The cloud’s bad week shows why “resilient by default” can’t wait
AWS’s Oct. 20 meltdown, Google Cloud’s June 12 outage and Azure’s Oct. 29 hiccup weren’t flukes; they’re the predictable costs of hyperscale centralization. If we keep building single-points-of-failure into our stacks, the next bad day will be worse.
By Syed Huzaifa Bin Afzal
There should be more use of multi cloud approaches for the apps. You don’t need to run your entire stack on two clouds. But moving just a couple of choke points like static files or your public status page to a separate provider can keep the lights on when everything else flickers.
On Oct. 20, 2025, an AWS disruption centered on the US-EAST-1 region rippled across the internet. Education platforms like Canvas, finance and government portals, consumer apps, and even parts of Amazon itself were impacted. By evening, AWS said services were restored, but the day laid bare just how much of the web runs through one region in northern Virginia, according to Ookla.
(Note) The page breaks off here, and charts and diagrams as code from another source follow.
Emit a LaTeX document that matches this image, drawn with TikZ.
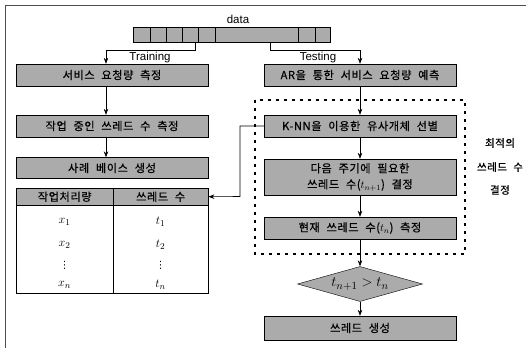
\documentclass[tikz,border=0pt]{standalone}
\usepackage{fontspec}
\setsansfont{Liberation Sans}
\newfontfamily\kr[LetterSpace=5,WordSpace=2.2,FakeBold=0.6]{Noto Sans CJK KR}
\newfontfamily\dvs{DejaVu Sans}
\usetikzlibrary{shapes.geometric,arrows.meta,calc}
\begin{document}
\begin{tikzpicture}[x=1pt,y=-1pt,
  box/.style={draw=black,fill=black!33,minimum width=192pt,minimum height=22pt,inner sep=0pt,align=center,font=\kr\fontsize{11.2}{16}\selectfont},
  hcell/.style={draw=black,fill=black!33,minimum height=17pt,inner sep=0pt,font=\kr\fontsize{11.2}{12}\selectfont},
  arr/.style={-{Stealth[length=6pt,width=4.5pt]},line width=0.6pt},
  cell/.style={inner sep=0pt,font=\fontsize{13}{13}\selectfont},
  vd/.style={inner sep=0pt,font=\dvs\fontsize{10}{10}\selectfont},
  side/.style={font=\kr\fontsize{10.5}{12}\selectfont},
  lab/.style={font=\sffamily\fontsize{11.5}{12}\selectfont,inner sep=0pt}]
\useasboundingbox (0,0) rectangle (526,348);
\fill[white] (0,0) rectangle (526,348);
% partial outer frame
\draw[black!70,line width=0.7pt] (5,348) -- (5,5) -- (526,5);
% data bar
\node[draw=black,fill=black!33,minimum width=197pt,minimum height=15pt,inner sep=0pt,anchor=north west] (bar) at (133,27) {};
\foreach \xx in {150,166,182,198,215,298,315}{\draw[line width=0.5pt] (\xx,27) -- (\xx,42);}
\node[lab] (data) at (238,19) {data};
% left column
\node[box] (b1) at (112,75) {서비스 요청량 측정};
\node[box] (b2) at (112,126) {작업 중인 쓰레드 수 측정};
\node[box,minimum height=21pt] (b3) at (112,168) {사례 베이스 생성};
\node[hcell,minimum width=97pt,anchor=north west] (h1) at (16,188) {작업처리량};
\node[hcell,minimum width=95pt,anchor=north west] (h2) at (113,188) {쓰레드 수};
\node[draw=black,minimum width=97pt,minimum height=88pt,inner sep=0pt,anchor=north west] (c1) at (16,205) {};
\node[draw=black,minimum width=95pt,minimum height=88pt,inner sep=0pt,anchor=north west] (c2) at (113,205) {};
\node[cell] (x1) at (64.5,222) {$x_1$};
\node[cell] (x2) at (64.5,245) {$x_2$};
\node[vd] (xd) at (64.5,265) {⋮};
\node[cell] (xn) at (64.5,285) {$x_n$};
\node[cell] (t1) at (160.5,222) {$t_1$};
\node[cell] (t2) at (160.5,245) {$t_2$};
\node[vd] (td) at (160.5,265) {⋮};
\node[cell] (tn) at (160.5,285) {$t_n$};
% right column
\node[box] (ar) at (360,75) {AR을 통한 서비스 요청량 예측};
\draw[line width=2.6pt,dash pattern=on 3pt off 5pt] (255,100) rectangle (465,254);
\node[box] (knn) at (360,126) {K-NN을 이용한 유사개체 선별};
\node[box,minimum height=36pt] (nx) at (360,177) {다음 주기에 필요한\\쓰레드 수($t_{n+1}$) 결정};
\node[box] (cur) at (360,228) {현재 쓰레드 수($t_n$) 측정};
\node[diamond,draw=black,fill=black!33,minimum width=125pt,minimum height=35pt,aspect=3.57,inner sep=0pt,font=\fontsize{15}{15}\selectfont] (dec) at (360,284) {$t_{n+1} > t_n$};
\node[box,minimum height=24pt] (gen) at (360,328) {쓰레드 생성};
% side label
\node[side] (s1) at (500,143) {최적의};
\node[side] (s2) at (500,167) {쓰레드 수};
\node[side] (s3) at (500,190) {결정};
% training / testing branches
\coordinate (tr1) at (195,50);
\coordinate (tr2) at (106,50);
\coordinate (te1) at (270,50);
\coordinate (te2) at (360,50);
\draw[arr] (bar.south -| tr1) -- (tr1) -- (tr2) -- (tr2 |- b1.north);
\draw[arr] (bar.south -| te1) -- (te1) -- (te2) -- (te2 |- ar.north);
\node[lab,anchor=south] (trl) at (150,63) {Training};
\node[lab,anchor=south] (tel) at (318,63) {Testing};
% left arrows
\draw[arr] (b1.south -| tr2) -- (b2.north -| tr2);
\draw[arr] (b2.south -| tr2) -- (b3.north -| tr2);
% right arrows
\draw[arr] (ar.south) -- (knn.north);
\draw[arr] (knn.south) -- (nx.north);
\draw[arr] (nx.south) -- (cur.north);
\draw[arr] (cur.south) -- (dec.north);
\draw[arr] (dec.south) -- (gen.north);
% feedback
\coordinate (fb) at (240,196.5);
\draw[arr] (knn.west) -| (fb) -- (h2.east);
\end{tikzpicture}
\end{document}
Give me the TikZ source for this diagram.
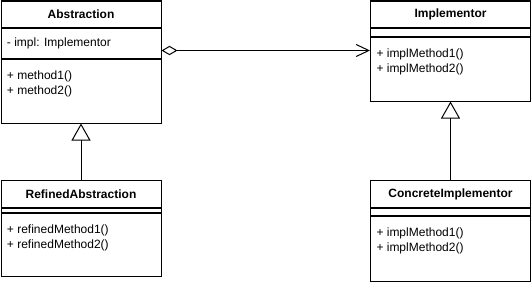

This wasn’t an isolated cloud hiccup. On June 12, Google Cloud experienced a multi-product incident that degraded core services and hit popular platforms like Spotify and Discord, according to CRN. Google’s status page and third-party analyses described elevated HTTP errors across underlying services before recovery later that day, according to Google Cloud Status.
On Oct. 29, 2025, Microsoft reported an Azure Front Door misconfiguration that cascaded into problems touching the Azure Portal, Entra ID (identity), App Service, SQL Database and more, a reminder that identity and edge/CDN layers are now just as “cloud critical” as compute, according to ThousandEyes.
For universities and schools, the AWS outage took Canvas offline during class hours. When your learning management system is down, instruction halts.Multiple campuses documented the impact and the scramble to keep teaching plans afloat. The Tacoma Ledger previously covered these outages and highlighted the campus-wide impacts.
For businesses, the cost of outage is unforgiving. Industry surveys routinely peg losses at hundreds of thousands of dollars per hour on average and far higher in sectors like healthcare. Even small firms rack up wage losses and operational drag that compound beyond the minute-by-minute burn, according to E-N Computers.
The cloud outage pain lands on people, not just on servers. Students can’t download study materials, store owners watch paying customers leave or support teams scramble to post updates but can’teven log in to their own dashboards.
The cost isn’t just minutes of downtime. It’s missed deadlines, lost trust and a mess of follow-up work, refunds, make-up assignments, manual data entry and the awkward we’re sorry emails no one enjoys writing.
Here’s the uncomfortable truth; cloud concentration gives us phenomenal scale and velocity on good days, and synchronized failure on bad ones. Centralized control planes, widely shared regional dependencies and everyone piling into the same cheap and clos region turn routine bugs and config slips into internet-wide incidents. The incentives that optimized for speed and cost now externalize fragility among customers.
Backups in the same building aren’t enough. Keep a basic copy of your site or app in another region so you can flip over if the main one goes down.
If a handful of regions underpin critical national services, policymakers should make companies prove they can handle trouble, be honest about how much they rely on one place (disclosures) and regularly practice switching to backups for regulated sectors similar to banking.
Cloud isn’t going away, and it shouldn’t. It gives small teams superpowers and helps big institutions move faster. But concentration has a price: when a giant slips, we all stumble. The solution isn’t to abandon the cloud; it’s to stop pretending it never fails.
If your class, your shop or your app would grind to a halt during the next outage, that’s not just a provider problem; That’s a design choice.
Choose resilience on purpose. Make a Plan B that lives somewhere else. Practice using it. Offer a good enough mode when things break.